The Revenue Commissioners have taken samples from a number of filling stations that it has claimed may have been involved in recent ‘petrol stretching’ scams, according to the Minister for Finance Michael Noonan.
Minister Noonan said that Revenue has made great progress in tackling the problem of diesel laundering over the past three years and now media reports indicate the emergence of another form of fuel fraud, commonly referred to as petrol-stretching.
The scam involves the illegal addition of kerosene or some other low tax commodity to petrol to defraud the Exchequer and the motorist.
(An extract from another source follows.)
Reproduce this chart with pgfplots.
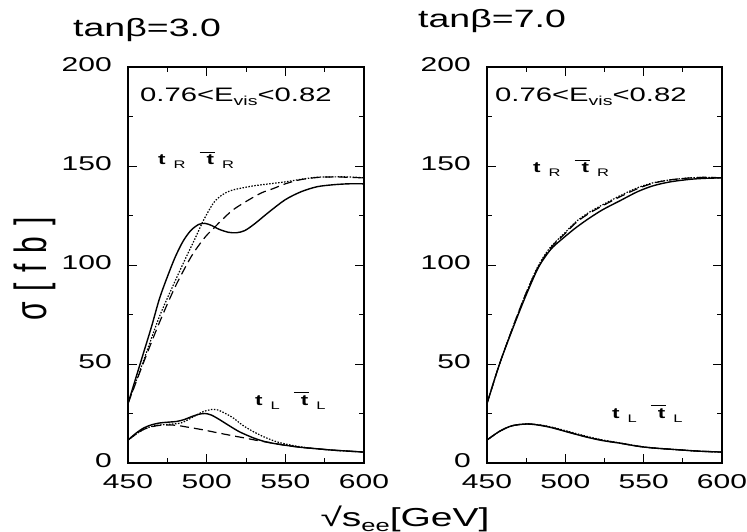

The Minister outlined that Petrol stretching is an offence under S102(1A) Finance Act 1999 and carries a penalty on summary conviction of €5,000 or, at the discretion of the court to imprisonment for a term not exceeding 12 months, or both. If convicted on indictment the fine is to a maximum of €126,970 and the prison term is to a maximum of five years or both.
He said: “Motorists themselves should take care about where they source their petrol from, and report any suspicions concerning the source of adulterated petrol that may have damaged their engines to Revenue.
“Revenue will investigate such reports and pursue prosecutions against offenders where possible. In that regard, Revenue has recently launched a dedicated section of its website specifically on the shadow economy and this includes an electronic reporting facility for anyone who has information about shadow economy practices such as petrol stretching.”